Though the vote for the next leader of the NDP is not until March, the race to choose who will take over from Jack Layton after the historic “orange wave” is generating widespread interest. For socialists believing that change happens outside Parliament, the leadership race of the NDP is still an important matter, but the criteria are different. The question is not one of personality, but of ability to open up space for mass movements.

In 2003 Joe Comartin was not the most popular leadership candidate, nor did he promise the most radical platform. But he was the clearest of the leadership contenders to challenge Islamophobia and the looming war on Iraq—the key issues of the day. In that context, backing Comartin for leader opened up space for the anti-war movement and forced other leadership candidates to take the issue seriously. For Jack Layton to win the leadership race, he had to openly campaign against the Iraq War, with or without the UN, and this magnified the anti-war movement.

This year the “orange wave” catapulted the NDP into Official Opposition, as a result of events outside Parliament: the global economic crisis, anger at the Tories, disillusionment with the Liberals and the Bloc Québécois, and inspiration from the Arab spring. Millions voted NDP not because of the details of their platform—which included continuing military spending—but out of a desire for a real alternative. Some of the candidates—such as aboriginal leader Romeo Saganash and 29-year old Niki Ashton—reflect the hopes of those who want the party to better represent the 99%. The question is whether a leadership candidate can open up space for mass movements to fight for this alternative.
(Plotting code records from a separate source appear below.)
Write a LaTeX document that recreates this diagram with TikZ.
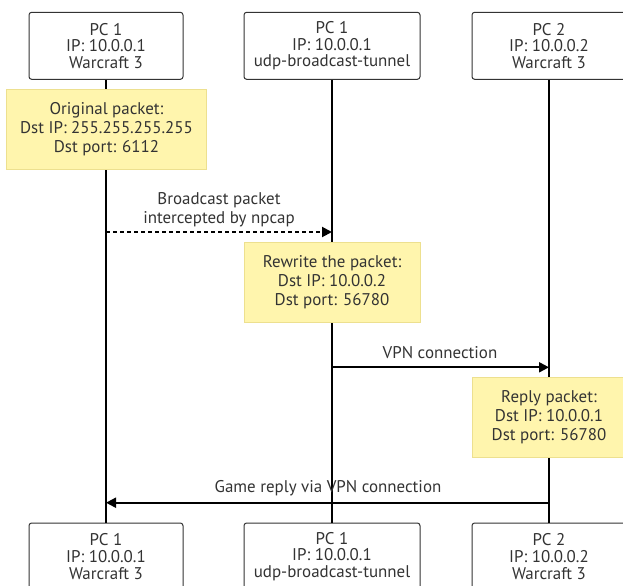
\documentclass[tikz,border=0pt]{standalone}
\usepackage{fontspec}
\setmainfont{PT Sans}
\usepackage{xcolor}
\usetikzlibrary{arrows.meta,positioning}
\definecolor{notefill}{HTML}{FFF5AD}
\definecolor{notedraw}{HTML}{EDE08F}
\definecolor{inkgrey}{HTML}{333333}

\begin{document}
\begin{tikzpicture}[
  x=0.75pt, y=-0.75pt,
  >={Triangle[length=7.5pt,width=7.5pt]},
  every node/.style={font=\fontsize{12.7}{14.4}\selectfont, text=inkgrey},
  actor/.style={draw=inkgrey, fill=white, rounded corners=2pt, line width=0.75pt,
    minimum width=115.5pt, minimum height=50.25pt, align=center, inner sep=0pt,
    font=\fontsize{12.7}{12.5}\selectfont},
  note/.style={draw=notedraw, fill=notefill, line width=0.75pt,
    minimum height=60pt, align=center, inner sep=0pt},
  life/.style={line width=1.5pt, black},
  msg/.style={->, line width=1.5pt, black},
  label/.style={align=center, inner sep=0pt},
]
\useasboundingbox (0,0) rectangle (623,585);
\clip (0,0) rectangle (623,585);

% Participants (top)
\node[actor] (pcA) at (106,45.8) {PC 1\\IP: 10.0.0.1\\Warcraft 3};
\node[actor, minimum width=132pt] (tun) at (332,45.8) {PC 1\\IP: 10.0.0.1\\udp-broadcast-tunnel};
\node[actor] (pcB) at (549,45.8) {PC 2\\IP: 10.0.0.2\\Warcraft 3};
% Participants (bottom)
\node[actor] (pcAbot) at (106,556.5) {PC 1\\IP: 10.0.0.1\\Warcraft 3};
\node[actor, minimum width=132pt] (tunbot) at (332,556.5) {PC 1\\IP: 10.0.0.1\\udp-broadcast-tunnel};
\node[actor] (pcBbot) at (549,556.5) {PC 2\\IP: 10.0.0.2\\Warcraft 3};

% Lifelines
\draw[life] (pcA) -- (pcAbot);
\draw[life] (tun) -- (tunbot);
\draw[life] (pcB) -- (pcBbot);

% Notes
\node[note, minimum width=150pt] (orig) at (106.5,129.3) {Original packet:\\Dst IP: 255.255.255.255\\Dst port: 6112};
\node[note, minimum width=132pt] (rewrite) at (332,282) {Rewrite the packet:\\Dst IP: 10.0.0.2\\Dst port: 56780};
\node[note, minimum width=115.5pt] (reply) at (549,417.3) {Reply packet:\\Dst IP: 10.0.0.1\\Dst port: 56780};

% Messages
\coordinate (bcFrom) at (pcA |- 0,232);
\coordinate (bcTo) at (tun |- 0,232);
\draw[msg, dash pattern=on 3pt off 2.25pt] (bcFrom) -- (bcTo);
\node[label] (bcLabel) at (219,210) {Broadcast packet\\intercepted by npcap};

\coordinate (vpnFrom) at (tun |- 0,367.3);
\coordinate (vpnTo) at (pcB |- 0,367.3);
\draw[msg] (vpnFrom) -- (vpnTo);
\node[label] (vpnLabel) at (440,353) {VPN connection};

\coordinate (gameFrom) at (pcB |- 0,502.7);
\coordinate (gameTo) at (pcA |- 0,502.7);
\draw[msg] (gameFrom) -- (gameTo);
\node[label] (gameLabel) at (328,488.5) {Game reply via VPN connection};
\end{tikzpicture}
\end{document}
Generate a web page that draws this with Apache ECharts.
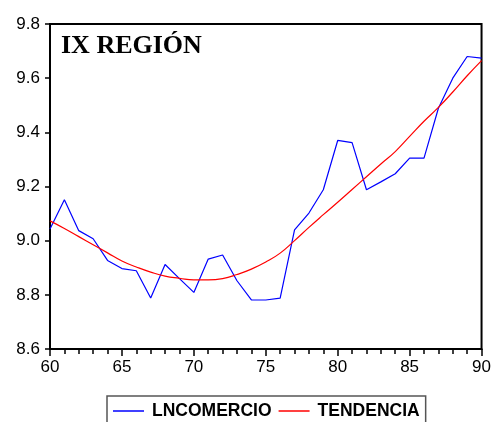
<!DOCTYPE html>
<html>
<head>
<meta charset="utf-8">
<script src="https://cdn.jsdelivr.net/npm/echarts@6/dist/echarts.min.js"></script>
<style>html,body{margin:0;padding:0;background:#fff;}#c{width:494px;height:422px;}</style>
</head>
<body>
<div id="c"></div>
<script>
const years = [60,61,62,63,64,65,66,67,68,69,70,71,72,73,74,75,76,77,78,79,80,81,82,83,84,85,86,87,88,89,90];
const lncomercio = [9.043,9.151,9.037,9.007,8.927,8.897,8.889,8.788,8.912,8.86,8.809,8.932,8.947,8.852,8.781,8.781,8.788,9.040,9.102,9.188,9.370,9.362,9.188,9.217,9.247,9.305,9.305,9.489,9.600,9.680,9.674];
const tendencia = [9.073,9.045,9.015,8.985,8.955,8.925,8.903,8.884,8.869,8.861,8.855,8.855,8.860,8.875,8.895,8.921,8.954,9.000,9.049,9.096,9.142,9.189,9.236,9.283,9.329,9.385,9.441,9.492,9.549,9.609,9.665];
const yTicks = [8.6, 8.8, 9.0, 9.2, 9.4, 9.6, 9.8];
const xTicks = [60, 65, 70, 75, 80, 85, 90];
const titleText = 'IX REGIÓN';

const chart = echarts.init(document.getElementById('c'), null, {renderer: 'canvas'});
chart.setOption({
  animation: false,
  backgroundColor: '#fff',
  title: {
    text: titleText, left: 61, top: 33, padding: 0,
    textStyle: {fontFamily: 'Liberation Serif', fontWeight: 'bold', fontSize: 26, color: '#000'}
  },
  grid: {left: 50, right: 12, top: 24, bottom: 73, show: true, borderColor: '#000', borderWidth: 2, backgroundColor: '#fff'},
  legend: {
    left: 107, top: 396,
    padding: [6, 6, 20, 6],
    borderColor: '#555', borderWidth: 1.5,
    icon: 'rect',
    itemWidth: 31, itemHeight: 1.5, itemGap: 7,
    textStyle: {fontFamily: 'Liberation Sans', fontWeight: 'bold', fontSize: 17.5, color: '#000', padding: [0, 0, 0, 3]},
    data: ['LNCOMERCIO', 'TENDENCIA']
  },
  xAxis: {
    type: 'value', min: xTicks[0], max: xTicks[xTicks.length-1], interval: 5,
    axisLine: {lineStyle: {color: '#000', width: 2}},
    axisTick: {show: true, length: 7, lineStyle: {color: '#000', width: 1.5}},
    minorTick: {show: true, splitNumber: 5, length: 5, lineStyle: {color: '#000', width: 1.5}},
    splitLine: {show: false},
    axisLabel: {margin: 10, fontFamily: 'Liberation Sans', fontSize: 17, color: '#000'}
  },
  yAxis: {
    type: 'value', min: yTicks[0], max: yTicks[yTicks.length-1], interval: 0.2,
    axisLine: {show: true, lineStyle: {color: '#000', width: 2}},
    axisTick: {show: true, length: 5, lineStyle: {color: '#000', width: 1.5}},
    splitLine: {show: false},
    axisLabel: {margin: 10, fontFamily: 'Liberation Sans', fontSize: 17, color: '#000', formatter: v => v.toFixed(1)}
  },
  series: [
    {name: 'LNCOMERCIO', type: 'line', symbol: 'none', color: '#0000ff',
     lineStyle: {color: '#0000ff', width: 1.2}, data: years.map((y, i) => [y, lncomercio[i]])},
    {name: 'TENDENCIA', type: 'line', symbol: 'none', color: '#ff0000', smooth: true,
     lineStyle: {color: '#ff0000', width: 1.2}, data: years.map((y, i) => [y, tendencia[i]])}
  ]
});
</script>
</body>
</html>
The NDP bureaucracy is pushing in the opposite direction to accommodate to a system in crisis. The front-runner is Brian Topp, who wants to model the NDP on the British Labour Party (whose support for war and privatization allowed the Tories to return to power) and the Greek PASOK government (which is imposing brutal austerity measures). Former Liberal Thomas Mulcair is trying to sever the NDP’s connection to the labour movement, while Foreign Affairs Critic Paul Dewar has avoided calling for troops out of Afghanistan.

Much of the left is turning to Toronto MP Peggy Nash, who has a history in the labour movement and an early supporter of the anti-war movement. If she takes a strong stand on fighting austerity, ending the war and respecting Quebec’s right to self-determination, she could provide a rallying point for progressive forces to magnify movements for a better world.